Regional banks remain the most interest-rate-sensitive part of the US financial complex: near-term NIM upside from a lagged pass-through on repriced assets can be erased quickly if deposit beta steps up or wholesale funding re-prices after a geopolitical shock. Expect deposit volatility to show up as funding-cost variance in the next 1–3 quarters, not immediately in credit performance; tangible impact on reported ROE will be a function of how quickly management can substitute cheaper long-term funding for any lost retail stickiness.
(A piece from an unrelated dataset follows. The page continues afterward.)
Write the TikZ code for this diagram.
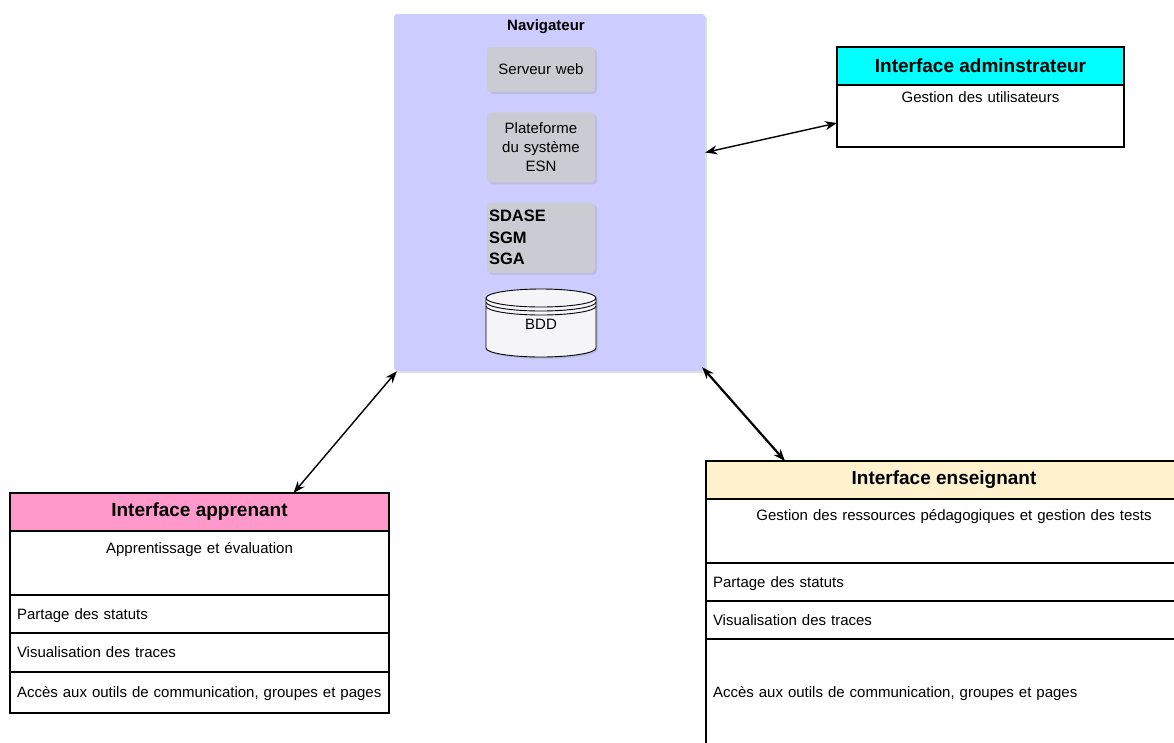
\documentclass[tikz,border=0pt]{standalone}
\usepackage{fontspec}
\setmainfont{Liberation Sans}
\usetikzlibrary{positioning,shadows,arrows.meta}

\definecolor{navfill}{HTML}{CCCCFF}
\definecolor{modfill}{HTML}{CBCBD3}
\definecolor{dbfill}{HTML}{F5F5F7}
\definecolor{apprfill}{HTML}{FF99CC}
\definecolor{adminfill}{HTML}{00FFFF}
\definecolor{ensfill}{HTML}{FFF2CC}

\newcommand{\bodyfont}{\fontsize{15}{19}\selectfont}
\newcommand{\titlefont}{\bfseries\fontsize{19}{22}\selectfont}

\tikzset{
  navbox/.style={fill=navfill, rounded corners=3pt,
    drop shadow={shadow xshift=2pt, shadow yshift=-2pt, opacity=0.25}},
  module/.style={fill=modfill, rounded corners=4pt,
    drop shadow={shadow xshift=2pt, shadow yshift=-2pt, opacity=0.2},
    minimum width=108pt, text width=104pt, inner xsep=2pt, inner ysep=0pt,
    align=center, font=\bodyfont},
  hdr/.style={draw, line width=1.2pt, outer sep=0pt, inner sep=0pt,
    minimum height=38pt, font=\titlefont},
  row/.style={draw, fill=white, line width=1.2pt, outer sep=0pt,
    inner xsep=7pt, inner ysep=0pt, text height=10.7pt, text depth=0pt,
    align=left, font=\bodyfont},
  toprow/.style={row, align=center, text height=#1, text depth=64pt-#1},
  link/.style={{Stealth[length=12pt,width=9pt]}-{Stealth[length=12pt,width=9pt]},
    line width=1.4pt},
}

\begin{document}
\begin{tikzpicture}[x=1pt, y=1pt]
    \useasboundingbox (0,0) rectangle (1174,-742);
    \clip (0,0) rectangle (1174,-742);

    % navigateur
    \node[navbox, minimum width=311pt, minimum height=357pt] (nav) at (549.5,-192.5) {};
    \node[font=\bfseries\fontsize{15}{18}\selectfont] (navt) at (546,-27) {Navigateur};

    \node[module, minimum height=45pt] (srv) at (541,-69.5) {Serveur web};
    \node[module, minimum height=70pt, below = 20pt of srv] (plat) {Plateforme\\du système\\ESN};
    \node[module, minimum height=70pt, below = 20pt of plat, align=left,
      font=\bfseries\fontsize{16.5}{21.5}\selectfont] (sys) {SDASE\\SGM\\SGA};

    \coordinate[below = 50pt of sys] (bddc);
    \begin{scope}[shift={(bddc)}]
      \draw[fill=dbfill, line width=0.9pt,
        drop shadow={shadow xshift=2pt, shadow yshift=-2pt, opacity=0.2}]
        (-55,25) -- (-55,-25) arc[start angle=180, end angle=360, x radius=55pt, y radius=9pt]
        -- (55,25) arc[start angle=0, end angle=180, x radius=55pt, y radius=9pt] -- cycle;
      \draw[line width=0.9pt] (-55,25) arc[start angle=180, end angle=360, x radius=55pt, y radius=9pt];
      \draw[line width=0.9pt] (-55,21) arc[start angle=180, end angle=360, x radius=55pt, y radius=9pt];
      \draw[line width=0.9pt] (-55,17) arc[start angle=180, end angle=360, x radius=55pt, y radius=9pt];
    \end{scope}
    \node[font=\bodyfont] (bdd) at ([yshift=-1pt]bddc) {BDD};

    % interface administrateur
    \node[hdr, fill=adminfill, minimum width=287pt] (adminh) at (980.5,-66) {Interface adminstrateur};
    \node[row, align=center, text width=273pt, text height=17pt, text depth=45pt,
      below = 0pt of adminh] (adminb) {Gestion des utilisateurs};

    % interface apprenant
    \node[hdr, fill=apprfill, minimum width=379pt] (apprh) at (199.5,-512) {Interface apprenant};
    \node[toprow=22pt, text width=365pt, below = 0pt of apprh] (appr1) {Apprentissage et évaluation};
    \node[row, text width=365pt, minimum height=38pt, below = 0pt of appr1] (appr2) {Partage des statuts};
    \node[row, text width=365pt, minimum height=39pt, below = 0pt of appr2] (appr3) {Visualisation des traces};
    \node[row, text width=365pt, minimum height=41pt, below = 0pt of appr3] (appr4) {Accès aux outils de communication, groupes et pages};

    % interface enseignant
    \node[hdr, fill=ensfill, minimum width=476pt] (ensh) at (944,-480) {Interface enseignant};
    \node[toprow=21.5pt, text width=462pt, below = 0pt of ensh] (ens1) {\hspace*{20pt}Gestion des ressources pédagogiques et gestion des tests};
    \node[row, text width=462pt, minimum height=38pt, below = 0pt of ens1] (ens2) {Partage des statuts};
    \node[row, text width=462pt, minimum height=38pt, below = 0pt of ens2] (ens3) {Visualisation des traces};
    \node[row, text width=462pt, minimum height=106pt, below = 0pt of ens3] (ens4) {Accès aux outils de communication, groupes et pages};

    % liens
    \draw[link] ([yshift=40pt]nav.east) -- ([yshift=-7pt]adminb.west);
    \draw[link] ([xshift=3pt]nav.south west) -- ([xshift=94pt]apprh.north);
    \draw[link, line width=2.2pt] ([xshift=-3pt,yshift=4pt]nav.south east) -- ([xshift=79pt]ensh.north west);
\end{tikzpicture}
\end{document}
A CFO with international wholesale banking experience materially changes playbooks: liability diversification (securitization, term CDs, FHLB advances) and more active ALM hedging are plausible near-term tactics to stabilize funding cost. If executed within 6–12 months, these moves can deliver 20–40 bps of NIM protection while allowing management to resume capital returns — a second-order earnings kicker investors are overlooking. Tariff-driven pockets of inflation and consumer rotation matter for asset quality. Expect unsecured and specialty consumer credit to show stress 6–12 months after sustained cost-push inflation, while floating-rate commercial origination will decelerate faster. The net earnings path is therefore a short-window trade: positive on funding/alignment progress, negative if macro shocks deepen and credit loss provisions need to expand.